When she was in fourth grade, Esther Cadman’s teacher asked her a question that changed her life: “What do you want to be when you grow up?”
It’s a simple question every elementary school student has been asked, but for Cadman, this question opened the door to future possibilities, which was an idea she never had before: that she could be whatever she wanted. For that 10-year-old in Albuquerque, New Mexico, living in a home with alcoholism and domestic violence, that meant earning a doctorate.
Spoiler: She defended her dissertation a few weeks ago and on Nov. 22, she will graduate, being the first in her family to earn a Ph.D.
Cadman’s journey has been complicated. After earning bachelor’s and master’s degrees in school psychology, a supervisor suggested she look into NAU’s doctoral program; her mentors through the Gates Millennium Scholars also encouraged it. So in 2006, she left New Mexico for Flagstaff and started her doctoral degree in educational psychology.
While in Flagstaff, Cadman, who is Navajo, engaged with the Navajo, Hopi and Havasupai tribes, including hiking into Havasupai Canyon to spend the weekend with the children there. She traveled throughout the western Navajo Nation to provide psychological and psychoeducational evaluations for Diné children and their families.
After finishing her coursework, Cadman returned to New Mexico, got a job at the Rio Rancho Public School District and planned to finish her dissertation remotely. Real life, however, got in the way. An abusive relationship derailed her plans, and after years of enduring domestic violence, parenting three children and dealing with the stress and depression that accompanied her relationship, her education became a thing of the past—temporarily.

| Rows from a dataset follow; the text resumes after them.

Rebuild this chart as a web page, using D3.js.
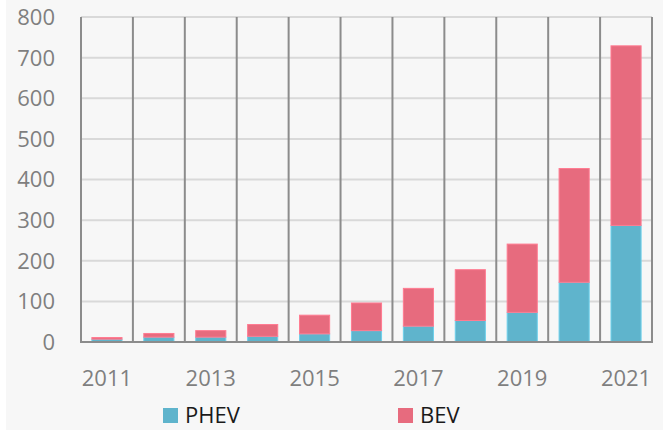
<!DOCTYPE html>
<html>
<head>
<meta charset="utf-8">
<script src="https://cdn.jsdelivr.net/npm/d3@7"></script>
<style>
  body { margin: 0; background: #f7f7f7; }
  text { font-family: "Open Sans", "Noto Sans", sans-serif; }
</style>
</head>
<body>
<div id="chart"></div>
<script>
const years = [2011, 2012, 2013, 2014, 2015, 2016, 2017, 2018, 2019, 2020, 2021];
const phev = [7, 12, 12, 14, 20, 28, 39, 53, 73, 147, 287];
const bev = [4, 9, 16, 29, 46, 68, 93, 125, 168, 280, 442];
const yTicks = [0, 100, 200, 300, 400, 500, 600, 700, 800];
const xLabels = [2011, 2013, 2015, 2017, 2019, 2021];
const seriesNames = ["PHEV", "BEV"];
const colors = {PHEV: "#5fb4cc", BEV: "#e76b7e"};

const svg = d3.select("#chart")
    .append("svg")
    .attr("width", 663)
    .attr("height", 430);

svg.append("rect").attr("width", 663).attr("height", 430).attr("fill", "#f7f7f7");
svg.append("rect").attr("width", 6).attr("height", 430).attr("fill", "#ffffff");

let x = d3.scaleBand().domain(years).range([81, 652]).padding(0),
    y = d3.scaleLinear().domain([0, 800]).range([342, 17]);

let rows = years.map((yr, i) => ({year: yr, PHEV: phev[i], BEV: bev[i]}));
let stacked = d3.stack().keys(seriesNames)(rows);

// horizontal gridlines
svg.append("g")
    .selectAll("line")
    .data(yTicks.filter(t => t > 0))
    .enter().append("line")
    .attr("x1", 81).attr("x2", 652)
    .attr("y1", d => y(d)).attr("y2", d => y(d))
    .attr("stroke", "#d9d9d9")
    .attr("stroke-width", 2);

// bars
let barW = x.bandwidth() * 0.58;
svg.append("g")
    .selectAll("g")
    .data(stacked)
    .enter().append("g")
    .attr("fill", d => colors[d.key])
    .attr("stroke", d => d3.color(colors[d.key]).brighter(0.4))
    .attr("stroke-width", 1)
    .selectAll("rect")
    .data(d => d)
    .enter().append("rect")
    .attr("x", d => x(d.data.year) + (x.bandwidth() - barW) / 2)
    .attr("y", d => y(d[1]))
    .attr("width", barW)
    .attr("height", d => y(d[0]) - y(d[1]));

// vertical category dividers
let bounds = years.map(d => x(d)).concat([x(years[years.length - 1]) + x.bandwidth()]);
svg.append("g")
    .selectAll("line")
    .data(bounds)
    .enter().append("line")
    .attr("x1", d => d).attr("x2", d => d)
    .attr("y1", y(800)).attr("y2", y(0))
    .attr("stroke", "#8c8c8c")
    .attr("stroke-width", 2);

// baseline
svg.append("line")
    .attr("x1", 80).attr("x2", 653)
    .attr("y1", y(0)).attr("y2", y(0))
    .attr("stroke", "#8c8c8c")
    .attr("stroke-width", 2);

// y axis labels
svg.append("g")
    .selectAll("text")
    .data(yTicks)
    .enter().append("text")
    .attr("x", 55)
    .attr("y", d => y(d))
    .attr("dy", "0.36em")
    .attr("text-anchor", "end")
    .attr("font-size", 22)
    .attr("fill", "#7f7f7f")
    .text(d => d);

// x axis labels
svg.append("g")
    .selectAll("text")
    .data(xLabels)
    .enter().append("text")
    .attr("x", d => x(d) + x.bandwidth() / 2)
    .attr("y", 386)
    .attr("text-anchor", "middle")
    .attr("font-size", 22)
    .attr("fill", "#7f7f7f")
    .text(d => d);

// legend
let legendX = {PHEV: 163, BEV: 398};
let lg = svg.append("g")
    .selectAll("g")
    .data(seriesNames)
    .enter().append("g")
    .attr("transform", d => "translate(" + legendX[d] + ",408)");
lg.append("rect")
    .attr("width", 15).attr("height", 15)
    .attr("fill", d => colors[d]);
lg.append("text")
    .attr("x", 22)
    .attr("y", 15)
    .attr("font-size", 22)
    .attr("fill", "#1a1a1a")
    .text(d => d);
</script>
</body>
</html>
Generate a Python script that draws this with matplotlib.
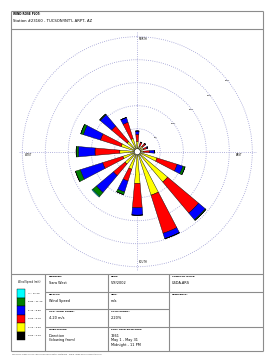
import numpy as np
import matplotlib
matplotlib.use("Agg")
import matplotlib.pyplot as plt

# ---------------- data ----------------
directions = ["N", "NNE", "NE", "ENE", "E", "ESE", "SE", "SSE",
              "S", "SSW", "SW", "WSW", "W", "WNW", "NW", "NNW"]
dir_angles_deg = [0, 22.5, 45, 67.5, 90, 112.5, 135, 157.5,
                  180, 202.5, 225, 247.5, 270, 292.5, 315, 337.5]

speed_classes = ["0.50 - 2.10", "2.10 - 3.60", "3.60 - 5.70",
                 "5.70 - 8.80", "8.80 - 11.10", ">= 11.10"]
class_colors = ["#000000", "#ffff00", "#ff0000", "#0000ff", "#008000", "#00ffff"]

# frequency (%) per direction for each speed class
freq_0_5_2_1 = [0.3, 0.3, 0.3, 0.3, 0.3, 0.3, 0.3, 0.3, 0.3, 0.3, 0.3, 0.3, 0.3, 0.3, 0.3, 0.3]
freq_2_1_3_6 = [1.9, 1.0, 1.2, 1.1, 1.0, 4.2, 8.3, 9.6, 6.6, 3.7, 3.2, 3.0, 3.5, 3.4, 2.6, 2.7]
freq_3_6_5_7 = [1.6, 0.8, 0.8, 0.8, 1.4, 4.6, 8.8, 8.7, 5.3, 2.7, 3.3, 4.6, 5.4, 4.7, 4.4, 3.7]
freq_5_7_8_8 = [0.7, 0.1, 0.1, 0.2, 1.0, 1.3, 1.9, 1.2, 1.6, 2.5, 4.8, 5.1, 3.6, 3.9, 3.2, 1.1]
freq_8_8_11_1 = [0.0, 0.0, 0.0, 0.0, 0.0, 0.5, 0.2, 0.05, 0.0, 0.6, 1.1, 1.1, 0.5, 0.6, 0.2, 0.0]
freq_ge_11_1 = [0.0, 0.0, 0.0, 0.0, 0.0, 0.0, 0.0, 0.0, 0.0, 0.0, 0.2, 0.0, 0.0, 0.0, 0.0, 0.0]

ring_values = [5, 10, 15, 20, 25]
ring_labels = ["5%", "10%", "15%", "20%", "25%"]

station_title = "WIND ROSE PLOT:"
station_name = "Station #23160 - TUCSON/INT'L ARPT, AZ"
legend_title = "Wind Speed (m/s)"

cell_headers = ["MODELER:", "DATE:", "COMPANY NAME:",
                "DISPLAY:", "UNIT:", "COMMENTS:",
                "AVG. WIND SPEED:", "CALM WINDS:",
                "ORIENTATION:", "PLOT YEAR-DATE-TIME:"]
cell_values = ["Sara West", "5/8/2002", "USDA-ARS",
               "Wind Speed", "m/s", "",
               "4.20 m/s", "2.20%",
               "Direction\n(blowing from)", "1961\nMay 1 - May 31\nMidnight - 11 PM"]
footer_text = "WRPLOT View 3.5 by Lakes Environmental Software - www.lakes-environmental.com"

# ---------------- figure ----------------
W, H = 270, 360
fig = plt.figure(figsize=(W / 100, H / 100), dpi=100)
fig.patch.set_facecolor("white")

fr = fig.add_axes([0, 0, 1, 1])
fr.set_xlim(0, W)
fr.set_ylim(H, 0)
fr.axis("off")

frame_c = "#8c8c8c"
lw = 0.8
def hline(y, x0, x1):
    fr.plot([x0, x1], [y, y], color=frame_c, lw=lw, solid_capstyle="butt")
def vline(x, y0, y1):
    fr.plot([x, x], [y0, y1], color=frame_c, lw=lw, solid_capstyle="butt")

L, R, T, B = 11, 263, 11, 351
hline(T, L, R); hline(B, L, R); vline(L, T, B); vline(R, T, B)
hline(29, L, R)
hline(274, L, R)
vline(45, 274, B); vline(108, 274, B); vline(169, 274, B)
hline(292, 45, R); hline(309, 45, 169); hline(327, 45, R)

fr.text(13, 14, station_title, fontsize=2.0, fontweight="bold", va="center", ha="left")
fr.text(13, 20.5, station_name, fontsize=2.7, va="center", ha="left")

# table texts
cells_xy = [(49, 274), (111, 274), (172, 274),
            (49, 292), (111, 292), (172, 292),
            (49, 309), (111, 309),
            (49, 327), (111, 327)]
for (x, y), h, v in zip(cells_xy, cell_headers, cell_values):
    fr.text(x, y + 2.5, h, fontsize=1.7, fontweight="bold", va="center", ha="left")
    fr.text(x, y + 7, v, fontsize=2.5, va="top", ha="left", linespacing=1.1)

# legend
fr.text(29, 281.5, legend_title, fontsize=1.8, va="center", ha="center")
box_top, box_h = 289, 8.5
for i, (lab, col) in enumerate(zip(speed_classes[::-1], class_colors[::-1])):
    y0 = box_top + i * box_h
    fr.add_patch(plt.Rectangle((17, y0), 7.5, box_h, facecolor=col,
                               edgecolor="black", lw=0.3))
    fr.text(28, y0 + box_h / 2, lab, fontsize=1.7, va="center", ha="left")

fr.text(12, 354.5, footer_text, fontsize=1.5, va="center", ha="left", color="#555555")

# compass labels
fr.text(143, 39, "NORTH", fontsize=1.8, va="center", ha="center")
fr.text(143, 262, "SOUTH", fontsize=1.8, va="center", ha="center")
fr.text(29, 155, "WEST", fontsize=1.8, va="center", ha="center")
fr.text(239, 155, "EAST", fontsize=1.8, va="center", ha="center")

# ---------------- polar wind rose ----------------
cx, cy = 137.3, 151.7
rpx25 = 115.0
rmax = 26.0
rpx = rpx25 * rmax / 25
ax = fig.add_axes([(cx - rpx) / W, 1 - (cy + rpx) / H, 2 * rpx / W, 2 * rpx / H],
                  projection="polar")
ax.set_facecolor("none")
ax.patch.set_alpha(0)
ax.set_theta_zero_location("N")
ax.set_theta_direction(-1)
ax.set_ylim(0, rmax)
ax.spines["polar"].set_visible(False)
ax.set_rgrids(ring_values, labels=[""] * len(ring_values))
ax.set_thetagrids([0, 90, 180, 270], labels=[""] * 4)
ax.grid(True, color="#9a9ad2", linestyle=(0, (1, 1.6)), linewidth=0.6)
ax.tick_params(length=0)

theta = np.deg2rad(dir_angles_deg)
width = np.deg2rad(10.0)
series = [freq_0_5_2_1, freq_2_1_3_6, freq_3_6_5_7, freq_5_7_8_8, freq_8_8_11_1, freq_ge_11_1]
bottom = np.zeros(len(directions))
for vals, col in zip(series, class_colors):
    vals = np.array(vals)
    ax.bar(theta, vals, width=width, bottom=bottom, color=col,
           edgecolor="black", linewidth=0.3, zorder=3)
    bottom = bottom + vals

ax.add_patch(plt.Circle((0, 0), 0.65, transform=ax.transData._b,
                        facecolor="white", edgecolor="black", lw=0.3, zorder=5))

for rv, rl in zip(ring_values, ring_labels):
    ax.text(np.deg2rad(52), rv, rl, fontsize=1.7, ha="center", va="center", zorder=6)

fig.savefig("out.png", dpi=100, facecolor="white")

“Throughout much of these hard times, I kept God in my heart, which kept me hopeful that I would come out of my times of hitting rock bottom and traumatic experiences with strength and resilience,” Cadman said. “I prayed every night for God to help me return to NAU to complete my dissertation, and in 2018 my prayer was answered. I got reaccepted into the program after being away for many years and was able to complete my dissertation, and now here I am today as Dr. Cadman, weeks away from graduating.”
When Cadman righted her life, she reached back to NAU and found she still had a place. She picked up where she left off, applying the lessons she’d learned to her research and practical experiences here.
Her experiences included working with the Institute for Human Development’s Navajo Head Start. She enjoys working with preschool-age children because they are so eager to learn and are creative and imaginative. She vividly remembered how her imagination helped her through dark points in her childhood.
“As a preschooler myself, I endured the traumatic effects of two violently alcoholic parents and had to escape my frightening reality using my imagination while fantasizing about a peaceful future for myself,” she said. “I vowed to myself to break the cycle of alcoholism and violence in my family.”
Cadman also worked with the NAU Center for Health Equity Research (CHER) as a graduate research assistant supporting the Missing and Murdered Diné Relations team. She assisted with efforts to initiate the grassroots organizational development through multiple forums that discussed the importance of searching for the missing Diné relatives and investigating unsolved murders of the Navajo people. Her experience as a Diné woman motivated her to join this project.
“My interest in joining these efforts was encouraged by the adverse childhood experiences I had and my knowledge with psychology, which helped me to relate to the possible reasons that could have potentially led our missing relatives to fall victim to such tragedies,” she said. “In some but not all cases, there is most likely a psychological underpinning that may relate to how our Diné relatives become vulnerable to these unfortunate circumstances. My interest in the search for this understanding encouraged me to assist in the efforts to help with the emergence of this grassroots initiative.”
Cadman’s doctoral research was in the area of data literacy. Working with professor Kathy Bohan, she became interested in examining graph literacy knowledge and skills among pre-service teachers. Most of the available research looked at in-service teachers but recommended further research with pre-service teacher populations. Cadman developed a study that used a quasi-experimental research design to investigate the impact of an intervention on pre-service teachers’ graph literacy knowledge, skills, self-efficacy and anxiety.
She found in a pre-test that the control group had greater knowledge and skills than the experimental group, but a post-test showed no difference between the groups’ skills. In addition, the experimental group showed higher self-efficacy and lower anxiety compared to the control group, when the pre-test returned similar results from each group. These results add to the literature showing pre-service teachers can benefit from course training on graph literacy practices.
After graduating, Cadman will continue her work as a school psychologist and is looking into academia as well as possibly starting her own evaluation and consulting business.